• _Provided data_:
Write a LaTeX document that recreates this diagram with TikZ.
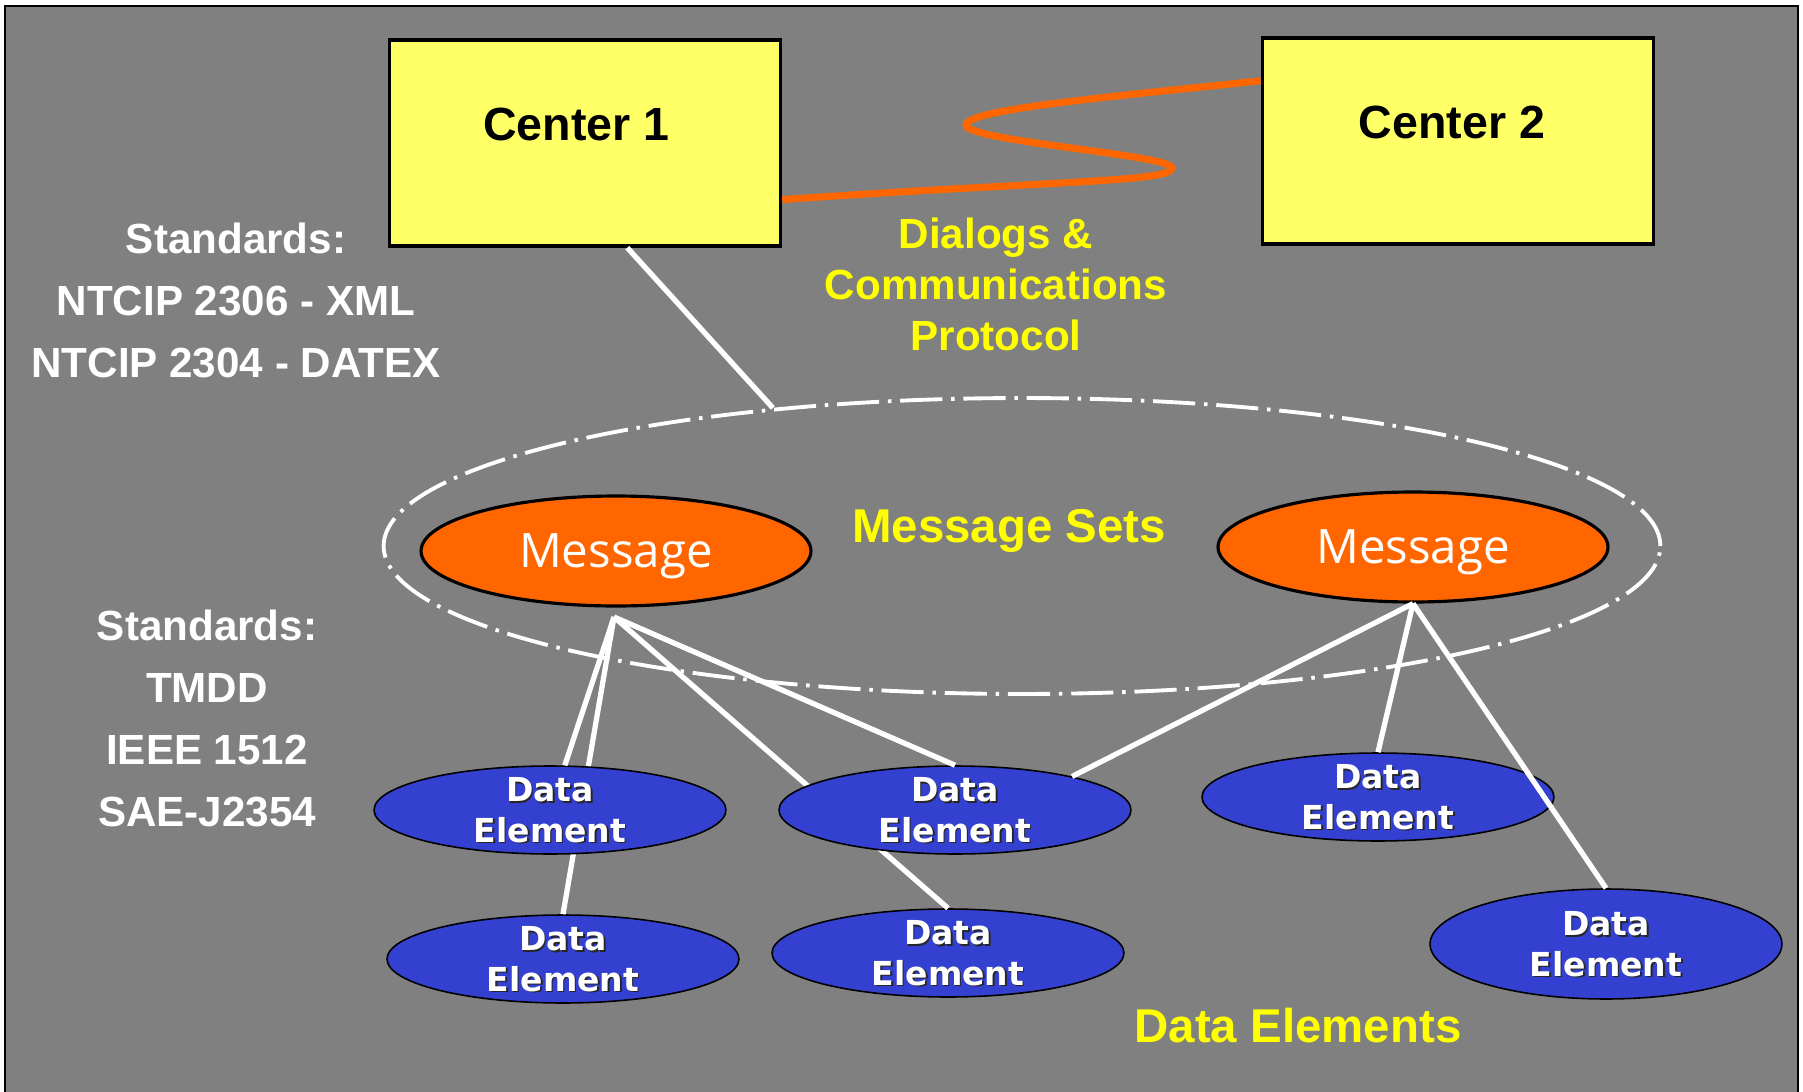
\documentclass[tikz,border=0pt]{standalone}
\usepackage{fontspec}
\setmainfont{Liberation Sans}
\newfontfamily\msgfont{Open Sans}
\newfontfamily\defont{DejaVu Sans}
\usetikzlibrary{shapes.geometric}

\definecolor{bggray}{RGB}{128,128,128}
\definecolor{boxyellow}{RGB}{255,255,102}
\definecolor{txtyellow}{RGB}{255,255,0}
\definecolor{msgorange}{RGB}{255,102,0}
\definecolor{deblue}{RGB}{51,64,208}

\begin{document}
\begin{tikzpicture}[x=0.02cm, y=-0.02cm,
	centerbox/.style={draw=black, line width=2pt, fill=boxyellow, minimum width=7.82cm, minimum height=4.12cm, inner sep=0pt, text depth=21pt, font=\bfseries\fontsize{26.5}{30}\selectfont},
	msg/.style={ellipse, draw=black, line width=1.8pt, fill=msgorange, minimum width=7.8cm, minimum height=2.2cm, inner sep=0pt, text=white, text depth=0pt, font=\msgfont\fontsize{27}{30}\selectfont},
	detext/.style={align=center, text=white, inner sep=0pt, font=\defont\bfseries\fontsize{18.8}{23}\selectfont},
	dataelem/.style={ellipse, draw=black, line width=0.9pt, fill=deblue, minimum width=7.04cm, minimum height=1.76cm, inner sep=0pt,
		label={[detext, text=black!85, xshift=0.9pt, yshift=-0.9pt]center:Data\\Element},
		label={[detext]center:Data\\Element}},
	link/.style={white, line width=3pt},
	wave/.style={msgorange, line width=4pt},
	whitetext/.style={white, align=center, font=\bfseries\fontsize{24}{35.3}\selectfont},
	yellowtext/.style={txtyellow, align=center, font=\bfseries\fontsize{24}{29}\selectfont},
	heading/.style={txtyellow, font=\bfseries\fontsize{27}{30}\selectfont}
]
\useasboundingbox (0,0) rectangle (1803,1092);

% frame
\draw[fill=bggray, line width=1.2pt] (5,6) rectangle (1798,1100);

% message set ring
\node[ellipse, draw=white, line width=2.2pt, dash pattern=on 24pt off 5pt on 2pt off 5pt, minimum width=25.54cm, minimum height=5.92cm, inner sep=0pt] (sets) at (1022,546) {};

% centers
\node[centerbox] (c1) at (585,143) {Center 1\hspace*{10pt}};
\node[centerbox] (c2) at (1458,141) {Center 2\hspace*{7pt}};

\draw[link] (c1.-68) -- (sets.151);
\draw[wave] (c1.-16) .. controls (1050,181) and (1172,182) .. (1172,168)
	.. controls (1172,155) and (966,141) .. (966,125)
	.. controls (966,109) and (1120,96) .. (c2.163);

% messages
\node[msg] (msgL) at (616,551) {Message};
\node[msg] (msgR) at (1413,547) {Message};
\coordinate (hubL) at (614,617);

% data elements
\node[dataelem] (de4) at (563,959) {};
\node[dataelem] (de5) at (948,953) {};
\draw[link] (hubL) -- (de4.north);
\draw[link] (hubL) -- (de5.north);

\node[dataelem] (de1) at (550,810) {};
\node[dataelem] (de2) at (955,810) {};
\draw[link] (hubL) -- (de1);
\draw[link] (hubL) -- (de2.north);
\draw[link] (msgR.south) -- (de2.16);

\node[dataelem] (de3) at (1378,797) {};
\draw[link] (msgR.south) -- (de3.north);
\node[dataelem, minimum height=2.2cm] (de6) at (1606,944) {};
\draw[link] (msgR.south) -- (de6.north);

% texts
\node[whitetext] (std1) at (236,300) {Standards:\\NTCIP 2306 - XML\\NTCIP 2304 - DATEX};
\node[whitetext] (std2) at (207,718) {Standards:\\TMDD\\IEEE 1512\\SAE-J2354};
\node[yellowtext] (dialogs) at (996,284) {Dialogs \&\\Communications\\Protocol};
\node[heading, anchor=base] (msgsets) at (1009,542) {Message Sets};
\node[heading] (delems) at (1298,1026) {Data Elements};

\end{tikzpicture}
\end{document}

• _Task description_: Quote the listing above in full, except for the pictures.

• _Answer to the problem_:
Write a LaTeX document that recreates this diagram with TikZ.
\documentclass[tikz,border=0pt]{standalone}
\usepackage{fontspec}
\setmainfont{Liberation Sans}
\newfontfamily\msgfont{Open Sans}
\newfontfamily\defont{DejaVu Sans}
\usetikzlibrary{shapes.geometric}

\definecolor{bggray}{RGB}{128,128,128}
\definecolor{boxyellow}{RGB}{255,255,102}
\definecolor{txtyellow}{RGB}{255,255,0}
\definecolor{msgorange}{RGB}{255,102,0}
\definecolor{deblue}{RGB}{51,64,208}

\begin{document}
\begin{tikzpicture}[x=0.02cm, y=-0.02cm,
	centerbox/.style={draw=black, line width=2pt, fill=boxyellow, minimum width=7.82cm, minimum height=4.12cm, inner sep=0pt, text depth=21pt, font=\bfseries\fontsize{26.5}{30}\selectfont},
	msg/.style={ellipse, draw=black, line width=1.8pt, fill=msgorange, minimum width=7.8cm, minimum height=2.2cm, inner sep=0pt, text=white, text depth=0pt, font=\msgfont\fontsize{27}{30}\selectfont},
	detext/.style={align=center, text=white, inner sep=0pt, font=\defont\bfseries\fontsize{18.8}{23}\selectfont},
	dataelem/.style={ellipse, draw=black, line width=0.9pt, fill=deblue, minimum width=7.04cm, minimum height=1.76cm, inner sep=0pt,
		label={[detext, text=black!85, xshift=0.9pt, yshift=-0.9pt]center:Data\\Element},
		label={[detext]center:Data\\Element}},
	link/.style={white, line width=3pt},
	wave/.style={msgorange, line width=4pt},
	whitetext/.style={white, align=center, font=\bfseries\fontsize{24}{35.3}\selectfont},
	yellowtext/.style={txtyellow, align=center, font=\bfseries\fontsize{24}{29}\selectfont},
	heading/.style={txtyellow, font=\bfseries\fontsize{27}{30}\selectfont}
]
\useasboundingbox (0,0) rectangle (1803,1092);

% frame
\draw[fill=bggray, line width=1.2pt] (5,6) rectangle (1798,1100);

% message set ring
\node[ellipse, draw=white, line width=2.2pt, dash pattern=on 24pt off 5pt on 2pt off 5pt, minimum width=25.54cm, minimum height=5.92cm, inner sep=0pt] (sets) at (1022,546) {};

% centers
\node[centerbox] (c1) at (585,143) {Center 1\hspace*{10pt}};
\node[centerbox] (c2) at (1458,141) {Center 2\hspace*{7pt}};

\draw[link] (c1.-68) -- (sets.151);
\draw[wave] (c1.-16) .. controls (1050,181) and (1172,182) .. (1172,168)
	.. controls (1172,155) and (966,141) .. (966,125)
	.. controls (966,109) and (1120,96) .. (c2.163);

% messages
\node[msg] (msgL) at (616,551) {Message};
\node[msg] (msgR) at (1413,547) {Message};
\coordinate (hubL) at (614,617);

% data elements
\node[dataelem] (de4) at (563,959) {};
\node[dataelem] (de5) at (948,953) {};
\draw[link] (hubL) -- (de4.north);
\draw[link] (hubL) -- (de5.north);

\node[dataelem] (de1) at (550,810) {};
\node[dataelem] (de2) at (955,810) {};
\draw[link] (hubL) -- (de1);
\draw[link] (hubL) -- (de2.north);
\draw[link] (msgR.south) -- (de2.16);

\node[dataelem] (de3) at (1378,797) {};
\draw[link] (msgR.south) -- (de3.north);
\node[dataelem, minimum height=2.2cm] (de6) at (1606,944) {};
\draw[link] (msgR.south) -- (de6.north);

% texts
\node[whitetext] (std1) at (236,300) {Standards:\\NTCIP 2306 - XML\\NTCIP 2304 - DATEX};
\node[whitetext] (std2) at (207,718) {Standards:\\TMDD\\IEEE 1512\\SAE-J2354};
\node[yellowtext] (dialogs) at (996,284) {Dialogs \&\\Communications\\Protocol};
\node[heading, anchor=base] (msgsets) at (1009,542) {Message Sets};
\node[heading] (delems) at (1298,1026) {Data Elements};

\end{tikzpicture}
\end{document}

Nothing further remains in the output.